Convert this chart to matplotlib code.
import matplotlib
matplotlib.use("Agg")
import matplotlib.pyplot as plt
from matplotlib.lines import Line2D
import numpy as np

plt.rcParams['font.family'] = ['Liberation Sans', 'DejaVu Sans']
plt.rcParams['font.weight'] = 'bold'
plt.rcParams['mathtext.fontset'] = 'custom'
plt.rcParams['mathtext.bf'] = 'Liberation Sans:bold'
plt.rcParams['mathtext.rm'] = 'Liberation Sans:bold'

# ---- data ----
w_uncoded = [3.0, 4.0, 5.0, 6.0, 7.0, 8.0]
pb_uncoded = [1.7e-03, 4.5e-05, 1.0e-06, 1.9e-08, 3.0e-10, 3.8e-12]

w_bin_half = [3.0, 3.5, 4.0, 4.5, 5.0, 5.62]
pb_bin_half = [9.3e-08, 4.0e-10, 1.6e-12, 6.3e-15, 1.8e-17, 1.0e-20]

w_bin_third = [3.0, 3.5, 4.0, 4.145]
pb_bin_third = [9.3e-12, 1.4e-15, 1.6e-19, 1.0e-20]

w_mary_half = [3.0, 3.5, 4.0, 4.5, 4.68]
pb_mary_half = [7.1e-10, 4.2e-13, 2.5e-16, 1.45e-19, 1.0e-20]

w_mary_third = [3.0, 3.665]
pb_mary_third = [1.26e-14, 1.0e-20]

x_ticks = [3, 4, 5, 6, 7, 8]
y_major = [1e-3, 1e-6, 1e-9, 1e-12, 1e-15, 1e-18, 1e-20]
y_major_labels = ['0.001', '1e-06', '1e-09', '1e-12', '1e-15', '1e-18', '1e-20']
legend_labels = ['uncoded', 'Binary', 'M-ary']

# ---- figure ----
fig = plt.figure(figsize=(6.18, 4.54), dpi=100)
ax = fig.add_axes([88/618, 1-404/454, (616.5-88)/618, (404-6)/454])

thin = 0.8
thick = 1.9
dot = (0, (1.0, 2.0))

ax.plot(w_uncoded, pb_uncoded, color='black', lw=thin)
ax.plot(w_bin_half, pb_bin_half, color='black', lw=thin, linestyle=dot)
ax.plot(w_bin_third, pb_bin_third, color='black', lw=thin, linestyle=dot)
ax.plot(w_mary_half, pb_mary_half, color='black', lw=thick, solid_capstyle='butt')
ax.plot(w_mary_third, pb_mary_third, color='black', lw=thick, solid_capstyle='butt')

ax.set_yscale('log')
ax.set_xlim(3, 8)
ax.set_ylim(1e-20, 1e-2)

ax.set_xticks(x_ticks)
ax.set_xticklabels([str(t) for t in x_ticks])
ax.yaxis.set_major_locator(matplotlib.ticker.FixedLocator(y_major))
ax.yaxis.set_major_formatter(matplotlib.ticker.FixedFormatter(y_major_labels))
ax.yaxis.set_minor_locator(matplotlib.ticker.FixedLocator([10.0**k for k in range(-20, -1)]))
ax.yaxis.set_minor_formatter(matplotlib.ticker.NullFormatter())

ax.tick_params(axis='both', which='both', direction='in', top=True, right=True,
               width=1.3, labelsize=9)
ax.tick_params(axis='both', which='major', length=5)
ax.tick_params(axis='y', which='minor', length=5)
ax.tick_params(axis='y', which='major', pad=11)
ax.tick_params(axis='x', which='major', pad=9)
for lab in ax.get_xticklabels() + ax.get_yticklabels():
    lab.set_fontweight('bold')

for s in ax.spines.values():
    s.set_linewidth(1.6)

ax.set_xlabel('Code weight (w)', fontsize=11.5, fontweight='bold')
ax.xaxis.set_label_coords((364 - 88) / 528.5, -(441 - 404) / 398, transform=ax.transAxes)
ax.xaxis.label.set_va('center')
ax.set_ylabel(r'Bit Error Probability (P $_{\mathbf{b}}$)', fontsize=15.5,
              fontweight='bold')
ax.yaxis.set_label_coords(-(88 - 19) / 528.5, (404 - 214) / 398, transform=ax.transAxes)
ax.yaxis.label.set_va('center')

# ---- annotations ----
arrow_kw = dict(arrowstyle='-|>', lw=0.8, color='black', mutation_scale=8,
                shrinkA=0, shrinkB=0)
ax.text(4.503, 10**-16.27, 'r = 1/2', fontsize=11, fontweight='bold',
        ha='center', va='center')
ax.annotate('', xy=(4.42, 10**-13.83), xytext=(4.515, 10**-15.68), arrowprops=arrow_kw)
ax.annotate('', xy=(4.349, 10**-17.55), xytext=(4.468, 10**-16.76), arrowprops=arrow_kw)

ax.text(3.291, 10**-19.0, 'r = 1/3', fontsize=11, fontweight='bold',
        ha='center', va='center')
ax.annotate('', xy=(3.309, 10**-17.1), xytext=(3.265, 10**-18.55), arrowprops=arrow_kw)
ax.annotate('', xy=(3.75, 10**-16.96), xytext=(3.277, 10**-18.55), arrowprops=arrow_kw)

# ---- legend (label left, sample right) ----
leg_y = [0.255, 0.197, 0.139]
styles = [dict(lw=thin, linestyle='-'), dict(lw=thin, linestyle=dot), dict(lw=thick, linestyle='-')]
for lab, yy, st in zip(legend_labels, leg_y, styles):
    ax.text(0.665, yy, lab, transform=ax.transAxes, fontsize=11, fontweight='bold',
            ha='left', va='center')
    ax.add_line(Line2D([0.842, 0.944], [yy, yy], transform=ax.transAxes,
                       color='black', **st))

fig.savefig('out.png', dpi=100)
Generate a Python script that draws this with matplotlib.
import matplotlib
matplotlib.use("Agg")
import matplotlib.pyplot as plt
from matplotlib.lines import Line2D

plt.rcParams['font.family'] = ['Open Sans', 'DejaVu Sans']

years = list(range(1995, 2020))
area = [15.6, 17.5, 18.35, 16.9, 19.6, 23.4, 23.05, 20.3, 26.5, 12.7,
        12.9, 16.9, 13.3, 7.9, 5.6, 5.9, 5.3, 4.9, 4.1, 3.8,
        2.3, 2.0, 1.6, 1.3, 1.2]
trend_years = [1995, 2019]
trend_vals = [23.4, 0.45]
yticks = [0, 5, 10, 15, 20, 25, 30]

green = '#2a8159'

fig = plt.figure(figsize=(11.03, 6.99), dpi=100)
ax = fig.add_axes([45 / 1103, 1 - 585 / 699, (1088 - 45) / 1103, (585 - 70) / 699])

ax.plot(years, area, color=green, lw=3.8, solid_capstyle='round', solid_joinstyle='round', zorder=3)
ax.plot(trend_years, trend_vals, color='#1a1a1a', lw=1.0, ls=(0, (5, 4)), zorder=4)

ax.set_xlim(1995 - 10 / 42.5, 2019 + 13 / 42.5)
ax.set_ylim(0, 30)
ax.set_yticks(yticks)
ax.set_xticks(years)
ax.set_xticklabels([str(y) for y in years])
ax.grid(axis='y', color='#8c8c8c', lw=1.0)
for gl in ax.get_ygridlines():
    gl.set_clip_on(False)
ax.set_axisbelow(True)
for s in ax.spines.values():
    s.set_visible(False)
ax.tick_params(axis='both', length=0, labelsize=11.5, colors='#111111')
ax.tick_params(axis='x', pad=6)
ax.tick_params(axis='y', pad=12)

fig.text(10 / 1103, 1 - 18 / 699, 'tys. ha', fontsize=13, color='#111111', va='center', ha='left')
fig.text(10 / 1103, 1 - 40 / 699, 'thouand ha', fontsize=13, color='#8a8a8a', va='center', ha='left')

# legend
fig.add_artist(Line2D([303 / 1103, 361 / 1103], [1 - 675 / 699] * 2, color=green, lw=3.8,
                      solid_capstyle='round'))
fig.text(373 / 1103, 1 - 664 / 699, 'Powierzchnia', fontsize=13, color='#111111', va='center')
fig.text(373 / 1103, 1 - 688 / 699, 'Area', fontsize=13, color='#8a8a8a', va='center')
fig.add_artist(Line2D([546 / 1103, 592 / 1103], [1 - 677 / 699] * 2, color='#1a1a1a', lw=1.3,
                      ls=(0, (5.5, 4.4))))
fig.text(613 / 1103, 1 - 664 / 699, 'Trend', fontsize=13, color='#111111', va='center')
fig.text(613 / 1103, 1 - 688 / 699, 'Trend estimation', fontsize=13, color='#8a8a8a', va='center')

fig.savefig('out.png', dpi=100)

EXERCISE REQUIREMENTS »
Quote every line of the records above, from the first down to the one holding "1.9e-08, 3.0e-10, 3.8e-12]", exactly as written.

IN RESPONSE »
Convert this chart to matplotlib code.
import matplotlib
matplotlib.use("Agg")
import matplotlib.pyplot as plt
from matplotlib.lines import Line2D
import numpy as np

plt.rcParams['font.family'] = ['Liberation Sans', 'DejaVu Sans']
plt.rcParams['font.weight'] = 'bold'
plt.rcParams['mathtext.fontset'] = 'custom'
plt.rcParams['mathtext.bf'] = 'Liberation Sans:bold'
plt.rcParams['mathtext.rm'] = 'Liberation Sans:bold'

# ---- data ----
w_uncoded = [3.0, 4.0, 5.0, 6.0, 7.0, 8.0]
pb_uncoded = [1.7e-03, 4.5e-05, 1.0e-06, 1.9e-08, 3.0e-10, 3.8e-12]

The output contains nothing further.